What you need to do:
Repeat the records below exactly, leaving out any pictures.

Input:

◇ ◇ ◇ ◇

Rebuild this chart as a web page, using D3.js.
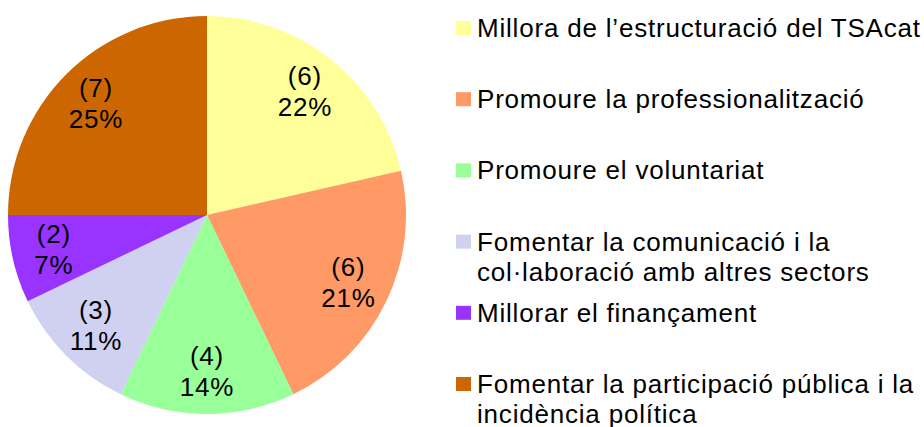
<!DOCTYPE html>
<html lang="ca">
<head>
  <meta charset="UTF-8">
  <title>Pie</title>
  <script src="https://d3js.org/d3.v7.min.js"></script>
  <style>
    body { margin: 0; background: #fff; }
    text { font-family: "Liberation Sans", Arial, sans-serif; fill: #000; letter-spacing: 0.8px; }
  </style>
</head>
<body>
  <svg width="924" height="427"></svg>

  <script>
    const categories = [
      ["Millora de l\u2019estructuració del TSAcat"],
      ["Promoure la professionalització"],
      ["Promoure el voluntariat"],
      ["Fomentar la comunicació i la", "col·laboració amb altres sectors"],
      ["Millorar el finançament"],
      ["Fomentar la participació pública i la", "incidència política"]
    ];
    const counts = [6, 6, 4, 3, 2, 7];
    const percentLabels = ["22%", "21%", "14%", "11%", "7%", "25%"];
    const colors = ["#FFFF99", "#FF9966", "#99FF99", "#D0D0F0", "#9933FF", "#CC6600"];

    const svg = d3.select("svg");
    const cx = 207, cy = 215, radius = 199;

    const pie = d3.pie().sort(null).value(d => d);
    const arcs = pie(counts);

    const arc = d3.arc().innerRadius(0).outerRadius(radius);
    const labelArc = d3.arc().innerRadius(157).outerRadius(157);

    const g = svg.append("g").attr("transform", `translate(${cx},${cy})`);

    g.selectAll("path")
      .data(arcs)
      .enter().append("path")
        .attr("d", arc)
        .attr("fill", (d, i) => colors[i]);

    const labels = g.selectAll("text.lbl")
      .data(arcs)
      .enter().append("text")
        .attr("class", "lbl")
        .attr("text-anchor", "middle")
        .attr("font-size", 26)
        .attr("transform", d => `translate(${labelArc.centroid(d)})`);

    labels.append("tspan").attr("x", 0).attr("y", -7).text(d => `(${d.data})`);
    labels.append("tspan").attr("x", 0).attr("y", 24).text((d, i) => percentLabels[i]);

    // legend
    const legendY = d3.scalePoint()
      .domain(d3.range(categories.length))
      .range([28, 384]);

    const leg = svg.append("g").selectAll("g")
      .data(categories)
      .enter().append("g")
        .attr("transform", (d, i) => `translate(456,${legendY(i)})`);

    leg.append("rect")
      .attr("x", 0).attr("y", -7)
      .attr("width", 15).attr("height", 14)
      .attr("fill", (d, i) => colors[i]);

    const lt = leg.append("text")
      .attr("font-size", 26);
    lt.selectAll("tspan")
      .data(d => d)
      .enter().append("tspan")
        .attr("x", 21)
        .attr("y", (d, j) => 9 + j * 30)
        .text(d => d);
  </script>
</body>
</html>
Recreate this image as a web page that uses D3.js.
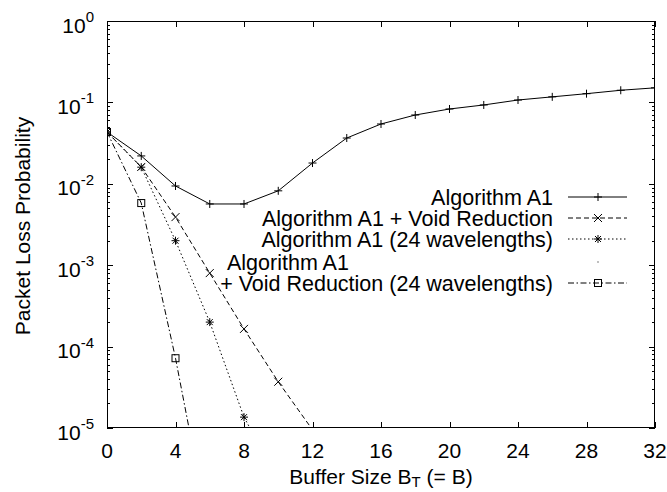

◇ ◇ ◇ ◇

Final result:
Rebuild this chart as a web page, using D3.js.
<!DOCTYPE html>
<html lang="ca">
<head>
  <meta charset="UTF-8">
  <title>Pie</title>
  <script src="https://d3js.org/d3.v7.min.js"></script>
  <style>
    body { margin: 0; background: #fff; }
    text { font-family: "Liberation Sans", Arial, sans-serif; fill: #000; letter-spacing: 0.8px; }
  </style>
</head>
<body>
  <svg width="924" height="427"></svg>

  <script>
    const categories = [
      ["Millora de l\u2019estructuració del TSAcat"],
      ["Promoure la professionalització"],
      ["Promoure el voluntariat"],
      ["Fomentar la comunicació i la", "col·laboració amb altres sectors"],
      ["Millorar el finançament"],
      ["Fomentar la participació pública i la", "incidència política"]
    ];
    const counts = [6, 6, 4, 3, 2, 7];
    const percentLabels = ["22%", "21%", "14%", "11%", "7%", "25%"];
    const colors = ["#FFFF99", "#FF9966", "#99FF99", "#D0D0F0", "#9933FF", "#CC6600"];

    const svg = d3.select("svg");
    const cx = 207, cy = 215, radius = 199;

    const pie = d3.pie().sort(null).value(d => d);
    const arcs = pie(counts);

    const arc = d3.arc().innerRadius(0).outerRadius(radius);
    const labelArc = d3.arc().innerRadius(157).outerRadius(157);

    const g = svg.append("g").attr("transform", `translate(${cx},${cy})`);

    g.selectAll("path")
      .data(arcs)
      .enter().append("path")
        .attr("d", arc)
        .attr("fill", (d, i) => colors[i]);

    const labels = g.selectAll("text.lbl")
      .data(arcs)
      .enter().append("text")
        .attr("class", "lbl")
        .attr("text-anchor", "middle")
        .attr("font-size", 26)
        .attr("transform", d => `translate(${labelArc.centroid(d)})`);

    labels.append("tspan").attr("x", 0).attr("y", -7).text(d => `(${d.data})`);
    labels.append("tspan").attr("x", 0).attr("y", 24).text((d, i) => percentLabels[i]);

    // legend
    const legendY = d3.scalePoint()
      .domain(d3.range(categories.length))
      .range([28, 384]);

    const leg = svg.append("g").selectAll("g")
      .data(categories)
      .enter().append("g")
        .attr("transform", (d, i) => `translate(456,${legendY(i)})`);

    leg.append("rect")
      .attr("x", 0).attr("y", -7)
      .attr("width", 15).attr("height", 14)
      .attr("fill", (d, i) => colors[i]);

    const lt = leg.append("text")
      .attr("font-size", 26);
    lt.selectAll("tspan")
      .data(d => d)
      .enter().append("tspan")
        .attr("x", 21)
        .attr("y", (d, j) => 9 + j * 30)
        .text(d => d);
  </script>
</body>
</html>
Recreate this image as a web page that uses D3.js.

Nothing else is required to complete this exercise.